Cabem ainda aqui algumas considerações sobre a transição das economias agrícolas ditas pré-capitalistas para as diferentes formas que actualmente assumem nas regiões subdesenvolvidas ou em desenvolvimento, assunto que preenche mais de metade do livro. Mais do que soluções ou receitas, o que o autor fornece aos interessados é um conjunto de ferramentas de análise que, apesar de não serem actuais, podem ajudar futuros estudiosos da matéria a equacionar as diferentes hipóteses que tais transições podem conformar.

Apesar do avanço da ciência e da técnica nos últimos quase 100 anos, o chamado conhecimento endógeo, nativo ou indígena (indigenous technical knowledge), muitas vezes conhecido como “saber-fazer”, transmitido pelas práticas através dos tempos e das gerações, tem vindo a ganhar cidadania epistemológica. Apesar de continuar a ser um país exportador de petróleo, Angola tem de encarar a hipótese de ter de se desenvolver contando mais, ou sobretudo, com os seus recursos internos, entre os quais os seus agricultores e o respectivo conhecimento. Os projectos e programas de transferência de tecnologia e de conhecimentos, responsáveis pelo crescimento das dívidas externas, não têm impedido a pauperização tendencial das agriculturas “tradicionais” devido à quase impossibilidade de concorrência com agriculturas desenvolvidas que, devido aos seus elevados níveis de produtividade, transmitem um sistema de preços incomportável para as primeiras.
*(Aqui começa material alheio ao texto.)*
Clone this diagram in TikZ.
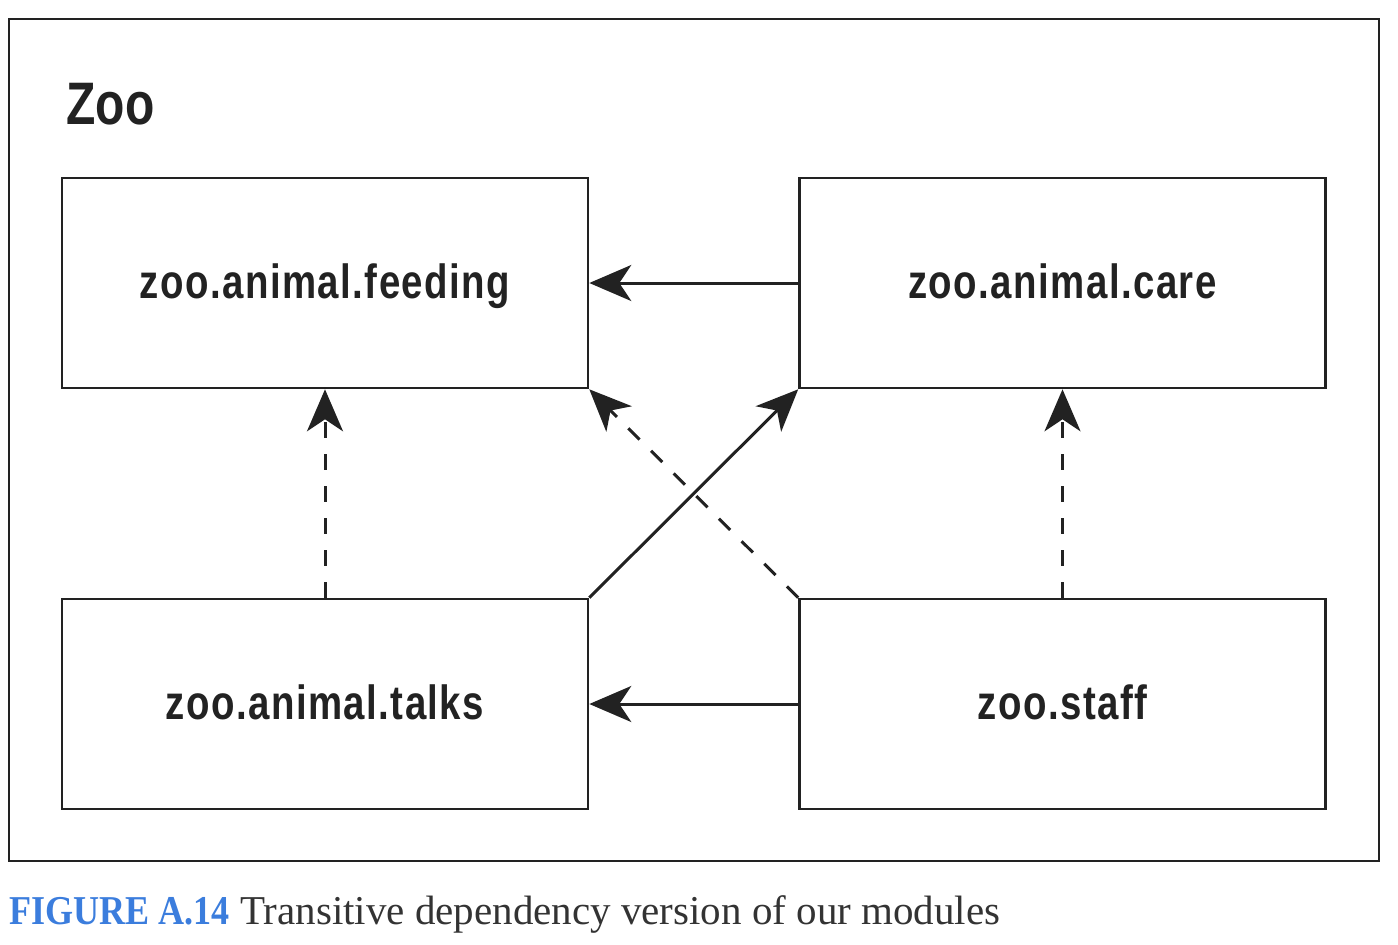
\documentclass[tikz,border=0pt]{standalone}
\usepackage{fontspec}
\setmainfont{Liberation Serif}
\newfontfamily\condfont[FakeStretch=0.80]{Liberation Sans}
\newfontfamily\modfont[FakeStretch=0.80,LetterSpace=3]{Liberation Sans}
\usetikzlibrary{arrows.meta}
\definecolor{ink}{HTML}{222222}
\definecolor{capblue}{HTML}{3B7DDD}
\definecolor{captext}{HTML}{333333}
\tikzset{
  module/.style={draw=ink, line width=1.3pt, minimum width=263pt, minimum height=105pt, inner sep=0pt,
    text height=20pt, text depth=5pt,
    font=\modfont\bfseries\fontsize{24}{28}\selectfont, text=ink},
  dep/.style={draw=ink, line width=1.5pt, -{Stealth[length=21pt,width=18pt,inset=6pt]}},
  depdash/.style={dep, dash pattern=on 8pt off 8pt},
}
\begin{document}
\begin{tikzpicture}[x=0.5pt,y=-0.5pt]
\useasboundingbox (0,0) rectangle (1398,944);
\node[draw=ink, line width=1.3pt, minimum width=685pt, minimum height=421pt, inner sep=0pt] (frame) at (694,440) {};
\node[anchor=base west, font=\condfont\bfseries\fontsize{30}{34}\selectfont, text=ink, inner sep=0pt] (title) at (66,124) {Zoo};
\node[module] (feeding) at (325,283) {zoo.animal.feeding};
\node[module] (care) at (1062.5,283) {zoo.animal.care};
\node[module] (talks) at (325,704) {zoo.animal.talks};
\node[module] (staff) at (1062.5,704) {zoo.staff};
\draw[dep] (care.west) -- (feeding.east);
\draw[dep] (staff.west) -- (talks.east);
\draw[depdash] (talks.north) -- (feeding.south);
\draw[depdash] (staff.north) -- (care.south);
\draw[dep] (talks.north east) -- (care.south west);
\draw[depdash] (staff.north west) -- (feeding.south east);
\node[anchor=base west, inner sep=0pt, font=\fontsize{20.5}{24}\selectfont] (caption) at (9,924)
  {{\color{capblue}\addfontfeature{FakeStretch=0.88}\bfseries FIGURE A.14}\ {\color{captext}Transitive dependency version of our modules}};
\end{tikzpicture}
\end{document}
Perante isso, há que repensar os paradigmas de desenvolvimento, de modo a que instituições e factores como capital social, capacidades e habilidades humanas, conhecimento, investigação, sejam geridos no interior de cada território, baseando-se nas suas potencialidades e visando um desenvolvimento a partir do interior.

Com isto reforço a ideia inicial e retomada ao longo desta intervenção sobre a importância da obra. Que ela possa influenciar os meios universitários agronómicos para que a economia da agricultura, incluindo da agricultura familiar, venha a ser matéria curricular. Voltando ao Professor Manuel Correia, a publicação do livro só peca por tardia.

Obrigado, Francisco!

Lisboa, 2024, Novembro, 6

Fernando Pacheco

[1] Cf Estado Português de Angola (1973), Caracterização Genérica do Distrito de Malanje. Luanda: Gabinete de Estudos da Secretaria Provincial de Finanças e Planeamento.
[2] Os dados da extinta Missão de Inquéritos Agrícolas de Angola (MIAA) relativos ao início da década de 70 eram suficientemente elucidativos. Ver Missão de Inquéritos Agrícolas – MIIA (1971), Recenseamento Agrícola de Angola. Vol XXIX. Luanda: MIIA.
[3] Ver Santos, Edgar; Morais, Júlio (1973), Plano de Desenvolvimento do Distrito do Huambo: Projecto de Demarcação de terrenos de 2.ª classe. Nova Lisboa.